Stated problem: Exactly retype the lines from the top of the data through the line containing "from matplotlib.patches import FancyBboxPatch", leaving out every picture.

Available data:
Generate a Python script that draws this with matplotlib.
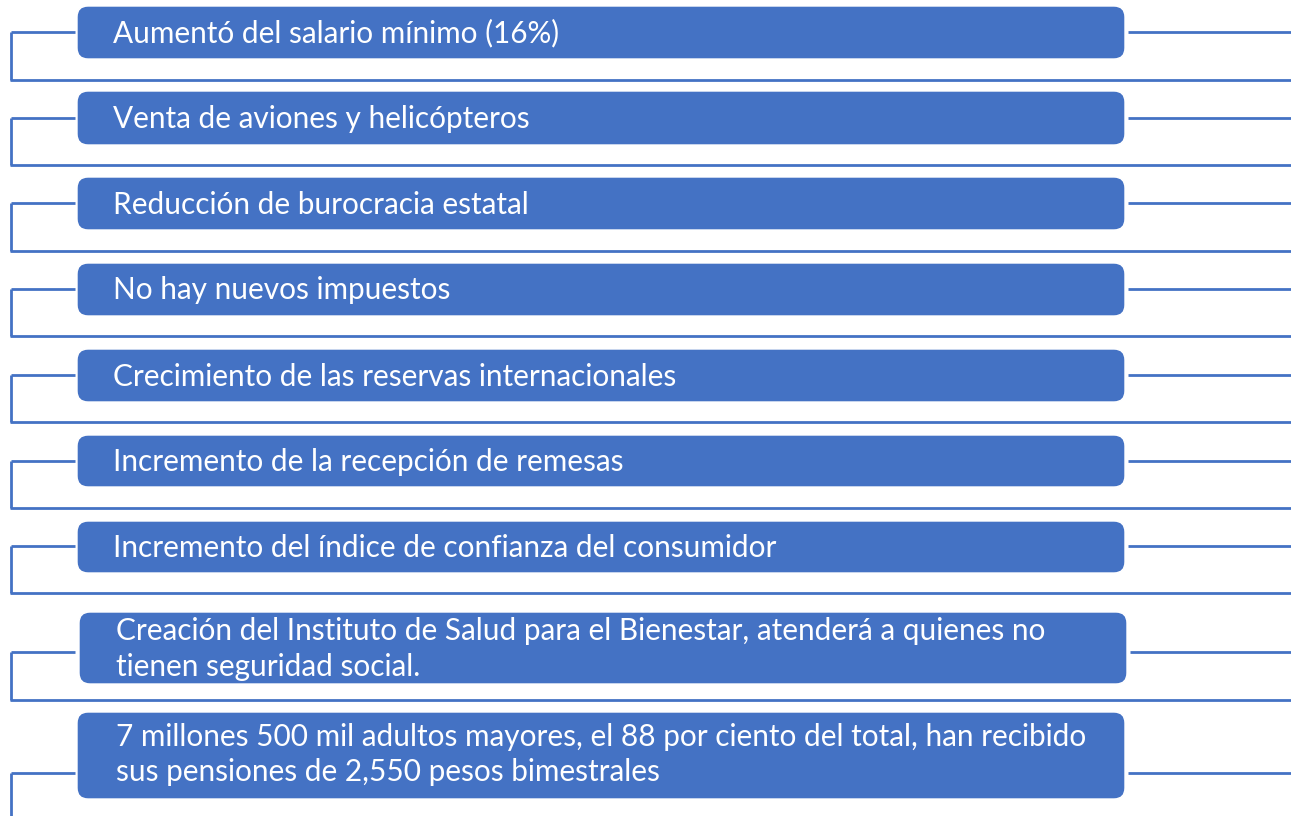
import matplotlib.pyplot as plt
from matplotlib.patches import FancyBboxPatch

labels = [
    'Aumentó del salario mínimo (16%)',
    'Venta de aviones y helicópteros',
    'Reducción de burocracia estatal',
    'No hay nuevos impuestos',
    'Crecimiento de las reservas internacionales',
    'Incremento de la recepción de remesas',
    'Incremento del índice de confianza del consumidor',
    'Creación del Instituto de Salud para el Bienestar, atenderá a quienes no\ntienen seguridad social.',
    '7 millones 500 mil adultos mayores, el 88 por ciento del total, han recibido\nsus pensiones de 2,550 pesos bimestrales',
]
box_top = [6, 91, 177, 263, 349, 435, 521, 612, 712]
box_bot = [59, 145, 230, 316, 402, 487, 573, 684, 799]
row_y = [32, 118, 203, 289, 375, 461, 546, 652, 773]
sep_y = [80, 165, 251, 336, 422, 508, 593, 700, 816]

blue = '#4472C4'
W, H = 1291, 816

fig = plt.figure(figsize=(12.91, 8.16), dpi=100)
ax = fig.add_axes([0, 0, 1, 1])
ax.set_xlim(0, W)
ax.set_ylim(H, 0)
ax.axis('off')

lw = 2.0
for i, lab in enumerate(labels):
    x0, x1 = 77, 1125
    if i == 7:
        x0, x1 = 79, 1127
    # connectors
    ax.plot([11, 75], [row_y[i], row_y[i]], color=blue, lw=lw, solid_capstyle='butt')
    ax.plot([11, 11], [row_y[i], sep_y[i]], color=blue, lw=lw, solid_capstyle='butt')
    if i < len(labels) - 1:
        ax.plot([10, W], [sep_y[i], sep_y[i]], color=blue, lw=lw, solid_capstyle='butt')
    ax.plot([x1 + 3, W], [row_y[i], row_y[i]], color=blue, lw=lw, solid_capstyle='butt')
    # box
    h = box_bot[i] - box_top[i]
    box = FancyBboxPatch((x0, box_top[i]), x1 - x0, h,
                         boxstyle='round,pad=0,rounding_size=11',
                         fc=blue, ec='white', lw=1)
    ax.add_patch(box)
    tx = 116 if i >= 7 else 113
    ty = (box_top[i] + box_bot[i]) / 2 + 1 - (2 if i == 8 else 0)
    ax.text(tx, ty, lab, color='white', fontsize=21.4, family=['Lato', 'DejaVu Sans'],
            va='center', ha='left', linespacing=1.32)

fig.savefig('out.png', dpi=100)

Solution for this exercise:
Generate a Python script that draws this with matplotlib.
import matplotlib.pyplot as plt
from matplotlib.patches import FancyBboxPatch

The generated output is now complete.